# [Challenge]
The lines from the top of the material through the line with "from matplotlib.ticker import" are to be set down exactly. Leave the pictures out.

# [Data section]
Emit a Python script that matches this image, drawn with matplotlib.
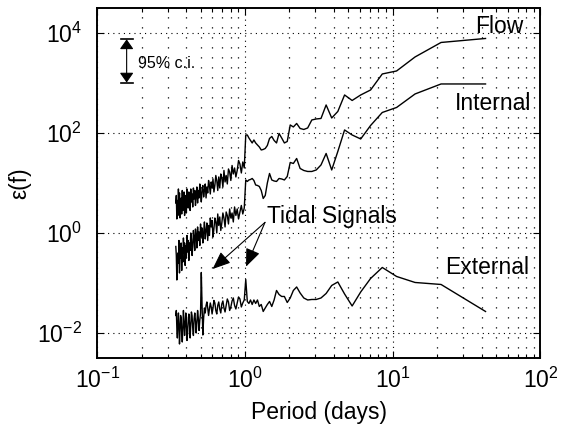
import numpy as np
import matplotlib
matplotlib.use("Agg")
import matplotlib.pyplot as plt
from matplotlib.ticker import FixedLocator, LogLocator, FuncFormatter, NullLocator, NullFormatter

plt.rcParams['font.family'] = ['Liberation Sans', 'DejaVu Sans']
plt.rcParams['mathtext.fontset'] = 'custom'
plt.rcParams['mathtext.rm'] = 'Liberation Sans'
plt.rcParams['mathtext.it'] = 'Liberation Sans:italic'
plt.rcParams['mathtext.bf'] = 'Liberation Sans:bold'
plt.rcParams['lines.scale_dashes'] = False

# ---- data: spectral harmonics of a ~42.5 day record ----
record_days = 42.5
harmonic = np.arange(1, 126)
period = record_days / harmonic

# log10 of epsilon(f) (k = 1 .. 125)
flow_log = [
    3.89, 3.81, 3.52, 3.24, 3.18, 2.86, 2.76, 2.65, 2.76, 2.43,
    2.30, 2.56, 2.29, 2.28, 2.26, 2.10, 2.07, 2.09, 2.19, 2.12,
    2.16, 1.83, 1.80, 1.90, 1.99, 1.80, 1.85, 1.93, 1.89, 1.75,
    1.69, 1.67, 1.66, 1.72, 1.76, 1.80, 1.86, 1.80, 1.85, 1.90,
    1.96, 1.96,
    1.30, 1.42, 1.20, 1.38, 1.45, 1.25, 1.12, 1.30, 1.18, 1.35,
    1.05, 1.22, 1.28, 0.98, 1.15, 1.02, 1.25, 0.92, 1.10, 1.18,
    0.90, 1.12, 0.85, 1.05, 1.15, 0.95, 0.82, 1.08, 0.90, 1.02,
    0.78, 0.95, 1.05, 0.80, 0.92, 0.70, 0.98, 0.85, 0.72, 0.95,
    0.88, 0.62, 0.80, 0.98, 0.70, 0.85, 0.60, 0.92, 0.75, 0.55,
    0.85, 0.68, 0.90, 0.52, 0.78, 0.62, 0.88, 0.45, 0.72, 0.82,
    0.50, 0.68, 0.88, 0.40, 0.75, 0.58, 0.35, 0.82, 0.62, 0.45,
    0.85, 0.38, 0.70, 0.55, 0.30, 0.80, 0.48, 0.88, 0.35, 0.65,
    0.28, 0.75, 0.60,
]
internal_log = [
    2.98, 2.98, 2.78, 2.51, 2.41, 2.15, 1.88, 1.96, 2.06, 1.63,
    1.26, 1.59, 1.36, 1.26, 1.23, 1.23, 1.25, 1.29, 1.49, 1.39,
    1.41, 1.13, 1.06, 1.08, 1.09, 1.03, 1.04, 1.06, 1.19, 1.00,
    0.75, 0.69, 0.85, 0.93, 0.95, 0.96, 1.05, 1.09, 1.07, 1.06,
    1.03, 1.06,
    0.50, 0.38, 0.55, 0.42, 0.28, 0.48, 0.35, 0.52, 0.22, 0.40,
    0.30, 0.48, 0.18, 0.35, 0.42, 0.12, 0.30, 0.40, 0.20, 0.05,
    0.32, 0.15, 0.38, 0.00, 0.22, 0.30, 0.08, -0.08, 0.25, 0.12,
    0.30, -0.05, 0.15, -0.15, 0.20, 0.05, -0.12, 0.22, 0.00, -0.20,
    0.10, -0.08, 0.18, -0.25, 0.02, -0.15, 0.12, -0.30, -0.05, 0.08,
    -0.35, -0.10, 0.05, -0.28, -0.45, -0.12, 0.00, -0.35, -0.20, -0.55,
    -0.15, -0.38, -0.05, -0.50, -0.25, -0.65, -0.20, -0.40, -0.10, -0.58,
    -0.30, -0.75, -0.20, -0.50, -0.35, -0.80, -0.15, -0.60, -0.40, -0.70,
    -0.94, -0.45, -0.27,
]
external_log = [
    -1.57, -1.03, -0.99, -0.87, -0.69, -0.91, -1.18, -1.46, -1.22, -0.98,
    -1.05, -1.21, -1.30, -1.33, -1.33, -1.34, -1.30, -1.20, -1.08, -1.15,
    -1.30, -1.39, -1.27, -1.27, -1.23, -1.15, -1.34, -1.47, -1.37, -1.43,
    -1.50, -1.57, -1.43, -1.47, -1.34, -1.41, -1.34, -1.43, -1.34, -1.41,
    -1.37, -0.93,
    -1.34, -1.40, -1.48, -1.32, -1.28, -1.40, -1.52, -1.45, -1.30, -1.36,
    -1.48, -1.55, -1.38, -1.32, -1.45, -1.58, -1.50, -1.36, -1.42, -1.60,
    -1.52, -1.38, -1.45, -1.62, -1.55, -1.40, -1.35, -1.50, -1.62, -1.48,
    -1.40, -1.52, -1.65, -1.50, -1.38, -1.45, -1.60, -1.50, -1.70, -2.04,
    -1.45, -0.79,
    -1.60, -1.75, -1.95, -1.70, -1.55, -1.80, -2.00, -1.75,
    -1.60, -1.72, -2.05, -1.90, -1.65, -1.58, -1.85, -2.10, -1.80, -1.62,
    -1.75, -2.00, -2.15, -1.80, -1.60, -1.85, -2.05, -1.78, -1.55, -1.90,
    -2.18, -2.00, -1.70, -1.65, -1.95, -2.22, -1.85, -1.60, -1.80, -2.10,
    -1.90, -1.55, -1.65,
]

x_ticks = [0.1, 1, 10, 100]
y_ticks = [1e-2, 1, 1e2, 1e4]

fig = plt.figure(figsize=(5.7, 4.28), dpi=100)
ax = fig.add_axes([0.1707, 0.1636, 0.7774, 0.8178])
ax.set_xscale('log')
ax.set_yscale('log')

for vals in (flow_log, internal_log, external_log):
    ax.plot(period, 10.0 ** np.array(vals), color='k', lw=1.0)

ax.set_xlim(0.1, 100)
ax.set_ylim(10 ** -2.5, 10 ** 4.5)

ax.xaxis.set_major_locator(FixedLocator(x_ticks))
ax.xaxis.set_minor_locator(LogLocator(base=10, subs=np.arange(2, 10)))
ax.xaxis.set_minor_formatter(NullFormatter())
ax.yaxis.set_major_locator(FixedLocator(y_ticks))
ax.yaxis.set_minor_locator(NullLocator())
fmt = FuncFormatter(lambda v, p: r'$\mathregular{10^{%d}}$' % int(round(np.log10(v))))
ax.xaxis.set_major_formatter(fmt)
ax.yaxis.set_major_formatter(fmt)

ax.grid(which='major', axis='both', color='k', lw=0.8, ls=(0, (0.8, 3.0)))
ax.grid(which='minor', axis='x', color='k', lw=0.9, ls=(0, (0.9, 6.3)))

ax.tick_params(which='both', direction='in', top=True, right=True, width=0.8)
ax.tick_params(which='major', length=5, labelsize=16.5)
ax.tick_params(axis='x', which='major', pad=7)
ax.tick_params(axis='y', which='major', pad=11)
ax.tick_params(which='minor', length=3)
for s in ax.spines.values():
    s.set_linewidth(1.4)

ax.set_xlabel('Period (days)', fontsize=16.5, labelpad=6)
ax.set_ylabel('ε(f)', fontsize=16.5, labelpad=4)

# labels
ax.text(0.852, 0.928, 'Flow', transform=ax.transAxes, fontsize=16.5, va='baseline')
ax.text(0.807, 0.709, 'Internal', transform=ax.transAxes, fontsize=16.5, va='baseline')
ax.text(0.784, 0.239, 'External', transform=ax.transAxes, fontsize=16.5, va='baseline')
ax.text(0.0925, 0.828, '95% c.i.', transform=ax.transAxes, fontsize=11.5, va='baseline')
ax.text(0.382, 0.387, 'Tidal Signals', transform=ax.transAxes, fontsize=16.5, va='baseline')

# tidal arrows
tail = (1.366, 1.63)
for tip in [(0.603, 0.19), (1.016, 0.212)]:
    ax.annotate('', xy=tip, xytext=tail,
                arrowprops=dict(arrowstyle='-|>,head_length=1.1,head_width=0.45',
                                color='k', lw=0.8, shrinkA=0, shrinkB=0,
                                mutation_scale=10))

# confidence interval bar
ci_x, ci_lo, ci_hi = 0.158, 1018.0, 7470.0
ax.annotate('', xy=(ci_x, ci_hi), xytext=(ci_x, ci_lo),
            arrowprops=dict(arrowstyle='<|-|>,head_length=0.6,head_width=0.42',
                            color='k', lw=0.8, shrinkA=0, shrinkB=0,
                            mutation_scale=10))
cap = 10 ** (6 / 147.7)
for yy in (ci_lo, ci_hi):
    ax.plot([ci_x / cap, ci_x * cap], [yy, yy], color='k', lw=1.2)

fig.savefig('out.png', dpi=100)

# [Solved problem]
Emit a Python script that matches this image, drawn with matplotlib.
import numpy as np
import matplotlib
matplotlib.use("Agg")
import matplotlib.pyplot as plt
from matplotlib.ticker import FixedLocator, LogLocator, FuncFormatter, NullLocator, NullFormatter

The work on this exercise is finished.